Is there a word for describing "smoothness" quantitatively? I've long wondered how to "quantitatively" describe how smooth a function is.
For instance, a 1000 term Fourier series for a the Heaviside step function is technically smooth, as it has infinite derivatives.  But, when compared to the first term, it is much "spikier".
I often want to find myself saying the 1000-term Fourier series is "less smooth" than the single term... but is there a good word for that?
 A: One measure of "spikiness" (or maybe "wobblyness" would be more fitting) is the total variation. The formal definition is that $$
  TV_a^b(f) = \sup_{a = x_1<x_2<\ldots x_n=b} \sum_{k=1}^n \left|f(x_{n+1}) - f(x_n)\right| \text{,}
$$
meaning that you look at arbitrary fine partitions $[a,b] = [x_0,x_1] \cup [x_1,x_2] \cup \ldots \cup [x_{n-1},x_n]$ and sum up the amount by which $f$ varies between the start and the end of each subinterval.
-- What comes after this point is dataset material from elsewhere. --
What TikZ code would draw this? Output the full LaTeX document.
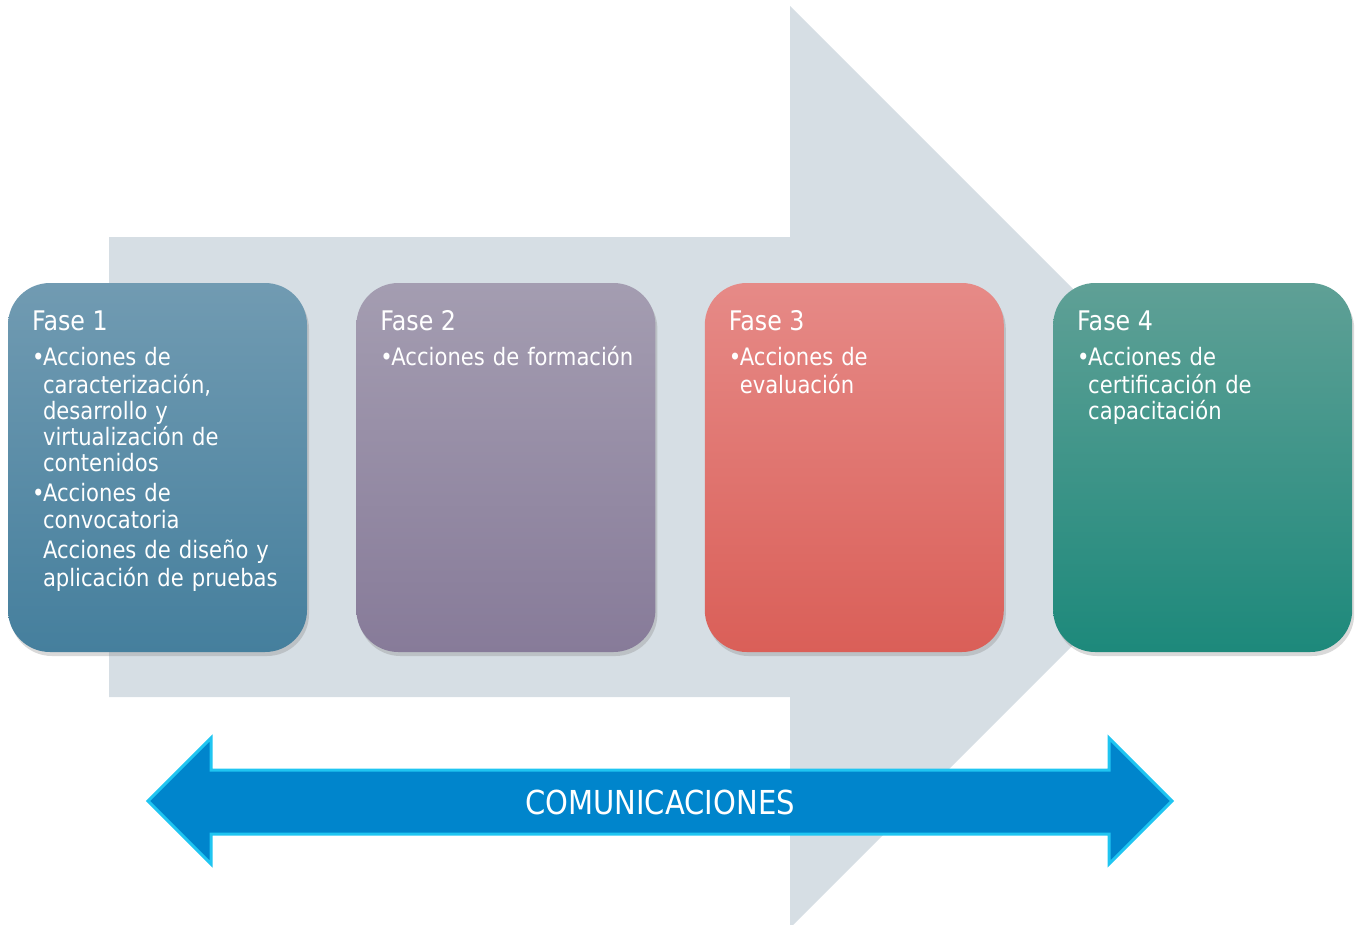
\documentclass[tikz,border=0pt]{standalone}
\usepackage{fontspec}
\setmainfont{DejaVu Sans}[FakeStretch=0.88]
\setsansfont{DejaVu Sans}[FakeStretch=0.88]
\usetikzlibrary{positioning, shadows}

\definecolor{flechagris}{HTML}{D6DEE4}
\definecolor{faseunoA}{HTML}{719BB2}
\definecolor{faseunoB}{HTML}{457F9D}
\definecolor{fasedosA}{HTML}{A49DB1}
\definecolor{fasedosB}{HTML}{877B99}
\definecolor{fasetresA}{HTML}{E68A87}
\definecolor{fasetresB}{HTML}{DA5F58}
\definecolor{fasecuatroA}{HTML}{5FA096}
\definecolor{fasecuatroB}{HTML}{1D897B}
\definecolor{comazul}{HTML}{0085CC}
\definecolor{comborde}{HTML}{1FC5F1}

\newcommand{\faseitem}[1]{\par\hangindent=11pt\hangafter=1\noindent\makebox[11pt][l]{\textbullet}\strut#1\par}
\newcommand{\faseplano}[1]{\par\hangindent=11pt\hangafter=0\noindent\strut#1\par}

\begin{document}
\begin{tikzpicture}[font=\sffamily, x=1pt, y=-1pt]
\tikzstyle{fase}=[%
rounded corners=42pt,
minimum width=299pt,
minimum height=369pt,
inner sep=0pt, shading=axis,
drop shadow={shadow xshift=2pt, shadow yshift=-4pt, opacity=0.3}
]
\tikzstyle{fasetitulo}=[text=white, inner sep=0pt, anchor=base west, font=\sffamily\fontsize{27}{30}\selectfont]
\tikzstyle{fasetexto}=[text=white, inner sep=0pt, text width=280pt, align=left,
  font={\sffamily\fontsize{24}{26}\selectfont\setlength{\parskip}{4pt}}]
\tikzstyle{comflecha}=[fill=comazul, draw=comborde, line width=3pt, line join=miter]
   \useasboundingbox (0,0) rectangle (1359,924);
   \fill[flechagris] (109,237) -- (790,237) -- (790,6) -- (1251,467) -- (790,928) -- (790,697) -- (109,697) -- cycle;
   \node[fase, top color=faseunoA, bottom color=faseunoB] (f1) at (157.5,467.5) {};
   \node[fase, top color=fasedosA, bottom color=fasedosB, right=49pt of f1] (f2) {};
   \node[fase, top color=fasetresA, bottom color=fasetresB, right=49pt of f2] (f3) {};
   \node[fase, top color=fasecuatroA, bottom color=fasecuatroB, right=49pt of f3] (f4) {};
   \node[below right=48pt and 24pt of f1.north west, fasetitulo] (t1) {Fase 1};
   \node[below right=48pt and 24pt of f2.north west, fasetitulo] (t2) {Fase 2};
   \node[below right=48pt and 24pt of f3.north west, fasetitulo] (t3) {Fase 3};
   \node[below right=48pt and 24pt of f4.north west, fasetitulo] (t4) {Fase 4};
   \node[below right=4pt and 0pt of t1.base west, fasetexto] (b1) {\faseitem{Acciones de\newline caracterización,\newline desarrollo y\newline virtualización de\newline contenidos}\faseitem{Acciones de\newline convocatoria}\faseplano{Acciones de diseño y\newline aplicación de pruebas}};
   \node[below right=4pt and 0pt of t2.base west, fasetexto] (b2) {\faseitem{Acciones de formación}};
   \node[below right=4pt and 0pt of t3.base west, fasetexto] (b3) {\faseitem{Acciones de\newline evaluación}};
   \node[below right=4pt and 0pt of t4.base west, fasetexto] (b4) {\faseitem{Acciones de\newline certificación de\newline capacitación}};
   \draw[comflecha] (148,801) -- (211,738) -- (211,770) -- (1109,770) -- (1109,738) -- (1172,801) -- (1109,864) -- (1109,834) -- (211,834) -- (211,864) -- cycle;
   \node[text=white, inner sep=0pt, font=\sffamily\fontsize{33}{36}\selectfont] (com) at (660,802) {COMUNICACIONES};
\end{tikzpicture}
\end{document}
If $f'$ exists and is riemann-integrable on $[a,b]$, then $$
  TV_a^b(f) = \int_a^b |f'(x)| \,dx \text{,}
$$
and it follows that for such $f$ you have that $$
  TV_a^b(f) \leq (b-a)\sup_{x \in [a,b]} |f'(x)| \text{,}
$$
meaning that the smaller a function's derivative is in $[a,b]$, the less "wobbly" that function is.
The dependency on the interval length is a bit unfortunate in that last inequality, but there's an easy remedy - just normalize with the interval length. So let's define the normalized wobblyness of $f$ on $[a,b]$ $$
  W_a^b(f) = \frac{1}{b-a}TV_a^b(f) = \sup_{a = x_1<x_2<\ldots x_n=b} \sum_{k=1}^n \frac{\left|f(x_{n+1}) - f(x_n)\right|}{b-a} \text{,}
$$
then $$
  W_a^b(f) \leq \sup_{x \in [a,b]} |f'(x)|
$$
if $f'$ exists and is riemann-integrable on $[a,b]$.
A: Related with the comment of Andrew D., you can be interested in read about the Runge phenomenon, in the section of constrained minimization. Maybe what you want is to limit the (absolute value of the) derivatives to be constrained in certain interval.